Na Páscoa era meu costume partir para a aldeia na Serra da Estrela. Tínhamos essa combinação quase desde que casei: Páscoa na Serra, Natal no Estoril. E funcionava bem.
A muita idade e as maleitas das senhoras cá de baixo complicaram esta aparentemente simples aritmética. Sem licença para deixar as "santas" cá de baixo sozinhas ( e sendo que a hipótese de apoio fora de casa nem sempre é possível e não é bem vinda) temos de fazer o que podemos. Neste caso será aqui ficar no Estoril a tomar conta do "assunto".
Para além da vontade de ver os amigos e familiares, a Páscoa na Estrela também era repositório de pequenos mimos muito bem vindos: a abertura do vinho novo, os queijos da serra no seu esplendor, o pão-de-ló quentinho a sair do forno. E, sempre, o cabrito ali criado no pasto para a mesa do Domingo de Páscoa.
Aproveitava-se a Quinta Feira para dar um salto ao Centro de Estudos Vitivinícolas de Nelas, para ver o que se poderia lá comprar, combinava~se um forrobodó com os amigos e parentes, lá mais para o final da tarde de Sábado... Esse tipo de pequenos prazeres.
O almoço de Páscoa era um banquete: Filetes de polvo , cabrito assado, "ervas" (esparregado de nabiças grosso), leite creme e arroz doce feitos com leite de ovelha e ovos caseiros, pão-de-ló e, a terminar, um queijo de entorna com mais de quilo e meio.
Normalmente sentávamos-nos por volta da 13h e só nos levantávamos para receber os parentes com os doces e o queijo, lá para as 17h.
Os vinhos branco e o tinto novos eram apresentados com orgulho nesse dia pela primeira vez à mesa - o que quer dizer que na adega já teriam sido bem provados... E para terminar em beleza as hostilidades abria-se uma garrafa de bagaceira velha, com mais de 20 anos em madeira de carvalho.

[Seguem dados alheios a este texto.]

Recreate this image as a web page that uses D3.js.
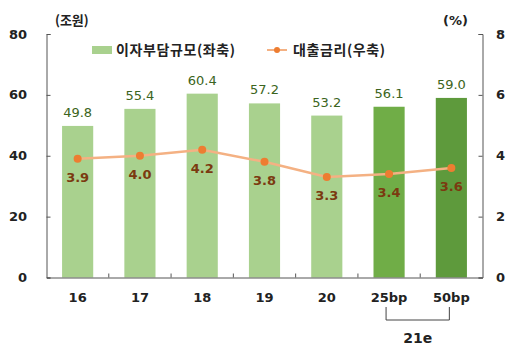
<!DOCTYPE html>
<html><head><meta charset="utf-8">
<script src="https://cdn.jsdelivr.net/npm/d3@7"></script>
<style>body{margin:0;background:#fff}svg{display:block;font-family:"DejaVu Sans",sans-serif}</style>
</head><body><svg id="c" width="512" height="355"></svg>
<script>
const categories = ["16","17","18","19","20","25bp","50bp"];
const burden = [49.8,55.4,60.4,57.2,53.2,56.1,59.0];
const rate = [3.9,4.0,4.2,3.8,3.3,3.4,3.6];
const leftTicks = [0,20,40,60,80];
const rightTicks = [0,2,4,6,8];
const barColors = ["#a9d18e","#a9d18e","#a9d18e","#a9d18e","#a9d18e","#70ad47","#5e9a3c"];

const svg = d3.select("#c");
const L=46.5, R=482.5, T=34, B=277.5;
const x = d3.scaleBand().domain(categories).range([L,R]).paddingInner(0.5).paddingOuter(0.25);
const yL = d3.scaleLinear().domain([0,80]).range([B,T]);
const yR = d3.scaleLinear().domain([0,8]).range([B,T]);

// bars
svg.selectAll("rect.bar").data(burden).join("rect")
  .attr("x",(d,i)=>x(categories[i])).attr("width",x.bandwidth())
  .attr("y",d=>yL(d)).attr("height",d=>B-yL(d)).attr("fill",(d,i)=>barColors[i]);

// axes
const axL = svg.append("g").attr("transform",`translate(${L},0)`)
  .call(d3.axisRight(yL).tickValues(leftTicks).tickSize(4).tickFormat(""));
const axR = svg.append("g").attr("transform",`translate(${R},0)`)
  .call(d3.axisLeft(yR).tickValues(rightTicks).tickSize(4).tickFormat(""));
[axL,axR].forEach(a=>{a.select(".domain").attr("stroke","#555");a.selectAll("line").attr("stroke","#555");});
// tick labels
svg.selectAll("text.yl").data(leftTicks).join("text").attr("class","yl")
  .attr("x",27).attr("y",d=>yL(d)).attr("dy","0.35em").attr("text-anchor","end")
  .attr("font-size",13).attr("font-weight","bold").attr("fill","#222").text(d=>d);
svg.selectAll("text.yr").data(rightTicks).join("text").attr("class","yr")
  .attr("x",496).attr("y",d=>yR(d)).attr("dy","0.35em").attr("text-anchor","start")
  .attr("font-size",13).attr("font-weight","bold").attr("fill","#222").text(d=>d);

// x axis
const step = x.step();
const ax = svg.append("g").attr("transform",`translate(0,${B})`)
  .call(d3.axisBottom(x).tickSize(0).tickPadding(15));
ax.select(".domain").attr("stroke","#555");
ax.selectAll("text").attr("font-size",13).attr("font-weight","bold").attr("fill","#222")
  .attr("font-family","DejaVu Sans");
svg.selectAll("line.xt").data(categories.slice(1)).join("line")
  .attr("x1",d=>x(d)+x.bandwidth()/2-step/2).attr("x2",d=>x(d)+x.bandwidth()/2-step/2)
  .attr("y1",B).attr("y2",B-4).attr("stroke","#555");

// line
const cx = i=>x(categories[i])+x.bandwidth()/2;
svg.append("path").datum(rate)
  .attr("d",d3.line().x((d,i)=>cx(i)).y(d=>yR(d)))
  .attr("fill","none").attr("stroke","#f4b183").attr("stroke-width",2.5);
svg.selectAll("circle.pt").data(rate).join("circle")
  .attr("cx",(d,i)=>cx(i)).attr("cy",d=>yR(d)).attr("r",4).attr("fill","#ed7d31");

// labels
svg.selectAll("text.bl").data(burden).join("text")
  .attr("x",(d,i)=>cx(i)).attr("y",d=>yL(d)-9).attr("text-anchor","middle")
  .attr("font-size",13).attr("fill","#3b6420").text(d=>d.toFixed(1));
svg.selectAll("text.rl").data(rate).join("text")
  .attr("x",(d,i)=>cx(i)).attr("y",d=>yR(d)+23).attr("text-anchor","middle")
  .attr("font-size",13).attr("font-weight","bold").attr("fill","#7b3a10").text(d=>d.toFixed(1));

// units
svg.append("text").attr("x",55).attr("y",25).attr("font-size",13).attr("font-weight","bold")
  .attr("font-family","Noto Sans CJK KR").attr("fill","#222").text("(조원)");
svg.append("text").attr("x",443).attr("y",25).attr("font-size",13).attr("font-weight","bold")
  .attr("fill","#222").text("(%)");

// legend
svg.append("rect").attr("x",92).attr("y",46).attr("width",20).attr("height",8).attr("fill","#a9d18e");
svg.append("text").attr("x",116).attr("y",55).attr("font-size",14).attr("font-weight","bold")
  .attr("letter-spacing",0.6)
  .attr("font-family","Noto Sans CJK KR").attr("fill","#222").text("이자부담규모(좌축)");
svg.append("line").attr("x1",267).attr("x2",287).attr("y1",50).attr("y2",50).attr("stroke","#f4b183").attr("stroke-width",2);
svg.append("circle").attr("cx",277).attr("cy",50).attr("r",3).attr("fill","#ed7d31");
svg.append("text").attr("x",293).attr("y",55).attr("font-size",14).attr("font-weight","bold")
  .attr("letter-spacing",0.6)
  .attr("font-family","Noto Sans CJK KR").attr("fill","#222").text("대출금리(우축)");

// bracket
const bx1 = cx(5)-3, bx2 = cx(6)-2;
svg.append("path").attr("d",`M${bx1},307V320H${bx2}V307`).attr("fill","none").attr("stroke","#444").attr("stroke-width",1);
svg.append("text").attr("x",(bx1+bx2)/2).attr("y",343).attr("text-anchor","middle")
  .attr("font-size",14).attr("font-weight","bold").attr("fill","#222").text("21e");
</script></body></html>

Jantar não havia. Quem queria comer qualquer coisa que trouxesse para a mesa presunto, queijo e algumas das febras do cabrito para fazer sandes.
Um dos casos estranhos desse dia era que todos juravam e trejuravam que à noite "nada podiam comer!" ."Estavam cheios até cima". Mas depois de verem a toalha na mesa e a minha sogra a cortar presunto lá se iam "arrimando"...
Por norma - nesses dias de video-gravadores - era costume acabar o serão a ver um filme que eu trazia cá de baixo. Sessão que tinha de se repetir na segunda feira depois do almoço, porque na noite do Domingo de Páscoa estava a malta toda um bocado "acelerada" e a ver a dobrar. Ou a triplicar...
Pode ser que ainda se venham a repetir essas boas práticas pascais lá na quinta, com todos os sobreviventes a erguerem o copo do bom vinho do Dão, saudando a memória dos que já partiram.
Mas por enquanto tem de ser assim. É a vida. E temos que ter paciência.